Salah obliged, and joined the Blues on January 23. Mourinho had seen first-hand just how effective the Basyoun native could be, with Salah having scored in both of Basel's Champions League group-stage wins over Chelsea that very season.
However, the forward spent the majority of his first six weeks in west London sitting on the bench.
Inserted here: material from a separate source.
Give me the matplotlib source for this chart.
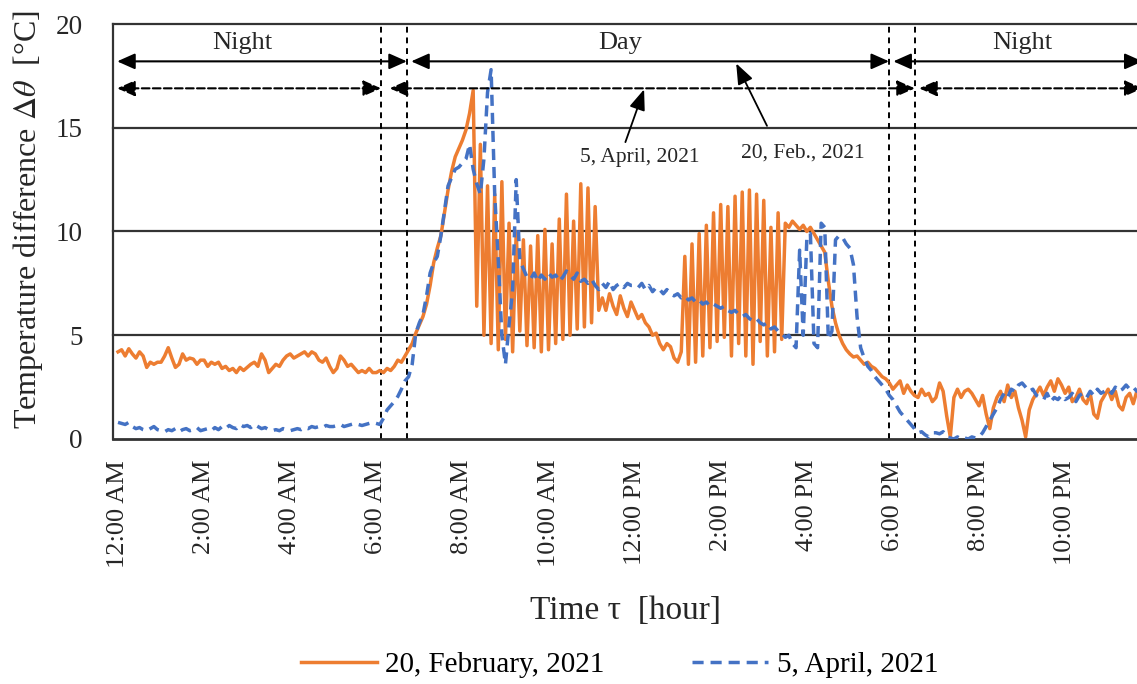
import numpy as np
import matplotlib
matplotlib.use('Agg')
import matplotlib.pyplot as plt

plt.rcParams['font.family'] = ['Liberation Serif', 'DejaVu Serif']
plt.rcParams['mathtext.fontset'] = 'stix'

# temperature difference, one value every 5 minutes, one row per hour
feb = [
    4.2, 4.3, 4.0, 4.35, 4.1, 3.9, 4.2, 4.0, 3.45, 3.7, 3.6, 3.7,
    3.7, 4.0, 4.4, 3.9, 3.45, 3.6, 4.1, 3.8, 3.9, 3.85, 3.6, 3.8,
    3.8, 3.5, 3.7, 3.6, 3.7, 3.4, 3.5, 3.3, 3.4, 3.2, 3.45, 3.3,
    3.45, 3.6, 3.7, 3.5, 4.1, 3.8, 3.2, 3.4, 3.6, 3.5, 3.8, 4.0,
    4.1, 3.9, 4.0, 4.1, 4.2, 4.0, 4.2, 4.1, 3.8, 3.7, 3.9, 3.5,
    3.2, 3.4, 4.0, 3.8, 3.5, 3.6, 3.4, 3.2, 3.3, 3.2, 3.4, 3.2,
    3.2, 3.3, 3.2, 3.4, 3.3, 3.5, 3.8, 3.7, 4.0, 4.3, 4.6, 5.1,
    5.5, 5.9, 6.5, 7.4, 8.5, 9.2, 9.8, 10.9, 12.0, 12.9, 13.6, 14.0,
    14.4, 14.9, 15.7, 16.8, 6.4, 14.2, 5.0, 12.2, 4.6, 11.8, 4.3, 12.4,
    4.8, 10.4, 4.2, 10.0, 5.2, 9.6, 4.5, 9.3, 4.4, 9.8, 4.2, 10.1,
    4.3, 9.4, 4.6, 10.6, 4.8, 11.8, 5.0, 10.5, 5.3, 12.3, 5.4, 12.1,
    5.6, 11.2, 6.2, 6.8, 6.2, 7.0, 6.4, 6.0, 6.9, 6.3, 5.9, 6.6,
    6.2, 5.8, 6.0, 5.6, 5.4, 5.0, 5.1, 4.6, 4.3, 4.6, 4.45, 3.9,
    3.7, 4.2, 8.8, 3.6, 9.4, 3.7, 9.9, 4.0, 10.3, 4.4, 10.9, 4.7,
    11.3, 4.9, 11.2, 4.0, 11.7, 4.6, 11.9, 4.0, 12.0, 3.6, 11.8, 4.7,
    11.5, 4.0, 10.2, 4.2, 10.9, 4.8, 10.4, 10.2, 10.5, 10.3, 10.1, 10.3,
    10.0, 10.2, 9.9, 9.6, 9.3, 9.0, 7.6, 6.4, 5.6, 5.0, 4.6, 4.3,
    4.1, 3.95, 4.0, 3.8, 3.6, 3.7, 3.5, 3.4, 3.2, 3.0, 2.9, 2.7,
    2.4, 2.6, 2.8, 2.2, 2.6, 2.3, 2.1, 2.0, 2.4, 2.1, 2.2, 1.8,
    2.0, 2.7, 2.3, 1.1, 0.1, 2.0, 2.4, 2.0, 2.3, 2.4, 2.2, 1.9,
    1.6, 2.1, 1.2, 0.5, 1.5, 2.0, 2.3, 1.8, 2.6, 2.0, 2.3, 1.5,
    0.9, 0.1, 1.4, 1.9, 2.2, 2.5, 2.1, 2.5, 2.8, 2.3, 2.9, 2.6,
    2.2, 2.5, 1.8, 2.0, 2.4, 1.9, 1.7, 2.2, 1.2, 1.0, 1.8, 2.1,
    2.4, 1.9, 2.3, 1.6, 1.4, 2.0, 2.2, 1.7, 2.3, 1.9, 1.6, 2.0,
]

apr = [
    0.8, 0.75, 0.7, 0.8, 0.6, 0.5, 0.55, 0.45, 0.4, 0.5, 0.6, 0.45,
    0.4, 0.35, 0.45, 0.4, 0.5, 0.35, 0.45, 0.5, 0.4, 0.45, 0.55, 0.4,
    0.45, 0.5, 0.4, 0.55, 0.45, 0.6, 0.5, 0.65, 0.55, 0.5, 0.7, 0.6,
    0.65, 0.55, 0.7, 0.6, 0.5, 0.55, 0.45, 0.4, 0.45, 0.4, 0.5, 0.45,
    0.4, 0.45, 0.5, 0.45, 0.55, 0.5, 0.6, 0.55, 0.6, 0.55, 0.65, 0.6,
    0.6, 0.65, 0.7, 0.6, 0.65, 0.7, 0.75, 0.7, 0.65, 0.7, 0.75, 0.8,
    0.75, 0.7, 1.0, 1.4, 1.6, 1.8, 2.05, 2.4, 2.8, 3.0, 3.6, 5.1,
    5.6, 6.0, 6.9, 8.0, 8.5, 8.8, 9.8, 11.0, 12.2, 12.6, 13.0, 13.1,
    13.3, 13.5, 14.2, 13.0, 12.3, 11.8, 13.5, 16.7, 17.8, 11.8, 8.6, 5.0,
    3.6, 5.5, 7.2, 12.5, 8.6, 8.2, 7.8, 7.7, 8.0, 7.6, 7.9, 7.7,
    8.0, 7.8, 7.9, 7.6, 7.8, 8.1, 7.9, 7.7, 8.0, 7.6, 7.7, 7.5,
    7.7, 7.4, 7.2, 7.5, 7.3, 7.6, 7.2, 7.4, 7.5, 7.3, 7.5, 7.4,
    7.4, 7.3, 7.5, 7.2, 7.4, 7.1, 7.3, 7.2, 7.0, 7.2, 7.0, 6.9,
    7.0, 6.8, 6.9, 6.7, 6.8, 6.6, 6.7, 6.5, 6.6, 6.4, 6.5, 6.4,
    6.3, 6.4, 6.2, 6.1, 6.2, 6.0, 5.9, 6.0, 5.8, 5.7, 5.8, 5.6,
    5.5, 5.6, 5.3, 5.4, 5.2, 5.1, 4.9, 5.0, 4.6, 4.4, 9.1, 5.0,
    9.6, 9.9, 4.6, 4.4, 10.4, 10.2, 4.8, 5.2, 9.6, 9.8, 9.7, 9.4,
    9.2, 8.4, 5.9, 4.4, 3.9, 3.5, 3.3, 3.0, 2.8, 2.6, 2.4, 2.1,
    1.9, 1.6, 1.3, 1.1, 0.9, 0.7, 0.5, 0.3, 0.35, 0.2, 0.1, 0.3,
    0.3, 0.25, 0.35, 0.1, 0.05, 0.0, 0.1, 0.0, 0.05, 0.0, 0.1, 0.05,
    0.1, 0.3, 0.6, 0.9, 1.2, 1.5, 1.9, 2.2, 2.0, 2.4, 2.3, 2.6,
    2.7, 2.5, 2.3, 2.4, 2.1, 2.0, 1.9, 2.2, 1.8, 2.0, 1.9, 2.1,
    1.9, 2.0, 2.2, 1.8, 2.1, 2.2, 2.0, 2.3, 2.1, 2.4, 2.2, 2.3,
    2.4, 2.2, 2.5, 2.3, 2.4, 2.6, 2.4, 2.5, 2.3, 2.5, 2.6, 2.4,
]

tick_hours = [0, 2, 4, 6, 8, 10, 12, 14, 16, 18, 20, 22]
tick_labels = ['12:00 AM', '2:00 AM', '4:00 AM', '6:00 AM', '8:00 AM', '10:00 AM',
               '12:00 PM', '2:00 PM', '4:00 PM', '6:00 PM', '8:00 PM', '10:00 PM']

# sunrise / sunset (hours)
feb_rise, feb_set = 6.71, 17.91
apr_rise, apr_set = 6.11, 18.51

t = np.arange(len(feb)) * 5 / 60

fig = plt.figure(figsize=(11.37, 6.84), dpi=100)
ax = fig.add_axes([0.0994, 0.3582, 0.9006, 0.6067])

for y in [5, 10, 15, 20]:
    ax.axhline(y, color='#333333', lw=1.6, zorder=0.5, clip_on=False)
for x in [apr_rise, feb_rise, feb_set, apr_set]:
    ax.axvline(x, color='black', lw=1.4, ls=(0, (3, 2.5)), zorder=1)

ax.plot(t, feb, color='#ED7D31', lw=2.5, label='20, February, 2021', zorder=2)
ax.plot(t, apr, color='#4472C4', lw=2.5, ls=(0, (3.2, 2.0)), label='5, April, 2021', zorder=3)

ax.set_xlim(-0.116, 23.67)
ax.set_ylim(0, 20)
ax.set_yticks([0, 5, 10, 15, 20])
ax.set_xticks(tick_hours, tick_labels, rotation=90)
ax.tick_params(axis='x', length=0, pad=15, labelsize=19, labelcolor='#262626')
ax.tick_params(axis='y', length=0, pad=22, labelsize=19.5, labelcolor='#262626')

for s in ['top', 'right']:
    ax.spines[s].set_visible(False)
ax.spines['left'].set_color('#333333')
ax.spines['left'].set_linewidth(1.6)
ax.spines['bottom'].set_color('#333333')
ax.spines['bottom'].set_linewidth(2.0)


def span(x0, x1, y, ls):
    ax.annotate('', xy=(x1, y), xytext=(x0, y),
                arrowprops=dict(arrowstyle='<|-|>,head_length=0.9,head_width=0.4',
                                color='black', lw=1.5, ls=ls, shrinkA=0, shrinkB=0,
                                mutation_scale=12),
                annotation_clip=False)


# 20 Feb (solid) and 5 April (dashed) day/night spans
span(-0.02, feb_rise, 18.2, '-')
span(feb_rise + 0.1, feb_set, 18.2, '-')
span(feb_set + 0.1, 23.8, 18.2, '-')
span(-0.02, apr_rise, 16.9, '--')
span(apr_rise + 0.2, apr_set, 16.9, '--')
span(apr_set + 0.1, 23.8, 16.9, '--')

ax.text(2.88, 19.08, 'Night', ha='center', va='center', fontsize=19, color='#262626')
ax.text(11.66, 19.08, 'Day', ha='center', va='center', fontsize=19, color='#262626')
ax.text(21.0, 19.08, 'Night', ha='center', va='center', fontsize=19, color='#262626')

ax.annotate('5, April, 2021', xy=(12.22, 16.85), xytext=(12.13, 13.59),
            ha='center', va='center', fontsize=15.5, color='#262626',
            arrowprops=dict(arrowstyle='-|>,head_length=0.9,head_width=0.35', color='black',
                            lw=1.3, relpos=(0.36, 1.0), shrinkA=2, shrinkB=0,
                            mutation_scale=14))
ax.annotate('20, Feb., 2021', xy=(14.36, 18.1), xytext=(15.91, 13.78),
            ha='center', va='center', fontsize=15.5, color='#262626',
            arrowprops=dict(arrowstyle='-|>,head_length=0.9,head_width=0.35', color='black',
                            lw=1.3, relpos=(0.28, 1.0), shrinkA=12, shrinkB=0,
                            mutation_scale=14))

ax.set_ylabel('Temperature difference $\\mathit{\\Delta\\theta}$  [°C]', fontsize=23, color='#262626')
ax.yaxis.set_label_coords(-0.066, 0.528)
ax.set_xlabel('Time τ  [hour]', fontsize=24, color='#262626')
ax.xaxis.set_label_coords(0.5, -0.376)

fig.legend(loc='center', bbox_to_anchor=(0.545, 0.028), ncol=2, frameon=False,
           fontsize=21, handlelength=2.6, columnspacing=3, handletextpad=0.3)

fig.savefig('out.png', dpi=100)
Two goals in three appearances, against Arsenal and Stoke, looked to have kick-started his career but his campaign petered out.
For the first half of the 2014-15 season, he struggled to even make the bench, seeing just 30 minutes of game time in the Premier League before being loaned to Fiorentina.
Salah was reborn in Florence, though, taking Serie A by storm with six goals and three assists in 16 games, as well as playing a pivotal role in the Viola's run to the semi-finals of the Europa League.
He had essentially been a makeweight in the deal that saw Juan Cuadrado leave Fiorentina for Chelsea and, after watching the Egyptian turn in a scintillating display against Tottenham, then coach Vincenzo Montella was asked who got the better deal.
"We got €30m and Salah - I think it's worked out okay for us," he said, smiling.
Joy would soon turn to frustration in Tuscany, though. Fiorentina thought that they had Salah under contract for another 12 months. Chelsea and Roma had other ideas, though, with Salah instead being loaned to the capital club for an initial fee of €5m.
Salah continued to shine at the Stadio Olimpico, where he racked up 14 goals and eight assists in 34 games, and it came as no surprise when the Giallorossi paid an additional €15m to acquire him outright last summer.
It has proven money very well spent, with Salah proving even more influential during the 2016-17 campaign, with 15 goals and 11 assists.
There will be some Liverpool fans wondering if £40m (€40m) is really good business for a player who failed to make the grade at Chelsea but Salah has grown and his game has developed in the interim.
His time at Stamford Bridge was a chastening experience but he learned from it.
"It was a key moment in my career and my life. I was young, and suddenly I was alongside one of the best tacticians in the world [Mourinho], with exceptional players," Salah said in January of this year.
"I didn't play much, it's true, and I was not necessarily happy. I wanted to show what I was capable of. I was sad not to be able to do that.
"In spite of everything, I had a very good relationship with Mourinho."
Salah should now prove an excellent addition to a Liverpool squad that was shown to be desperately short on pace whenever Sadio Mane was unavailable for selection last season.
While he is not quite as quick as his fellow African, Salah is a direct, dynamic attacker with an eye for both a pass and a goal.
Not one of Mane, Philippe Coutinho or Roberto Firmino scored more goals or racked up more assists than Salah last season. The Egyptian also made more fast breaks (3) than the trio combined (2), underlining that he will only make Liverpool even more deadly on the counter-attack.
Manager Jurgen Klopp will expect more from him from a defensive perspective but his defensive stats from last season (113 recoveries and 26 tackles made, with a success rate of 84.62 per cent) show that he is not afraid to put himself about.
Indeed, it is worth pointing out that even the equally demanding Mourinho never faulted Salah for his work-rate or attitude at Chelsea, and was happy when he moved to Roma in July 2015.
"He's a good boy and a good player," he said in July 2015. "He just needs more top-level football."
He got that in Italy and it has made all the difference. Roma did not want to sell Salah but have been forced into doing so in order to adhere to UEFA's Financial Fair Player regulations. As a result, they will drive a hard bargain.
However, from Liverpool's perspective, Salah should prove both worth the money - and the wait.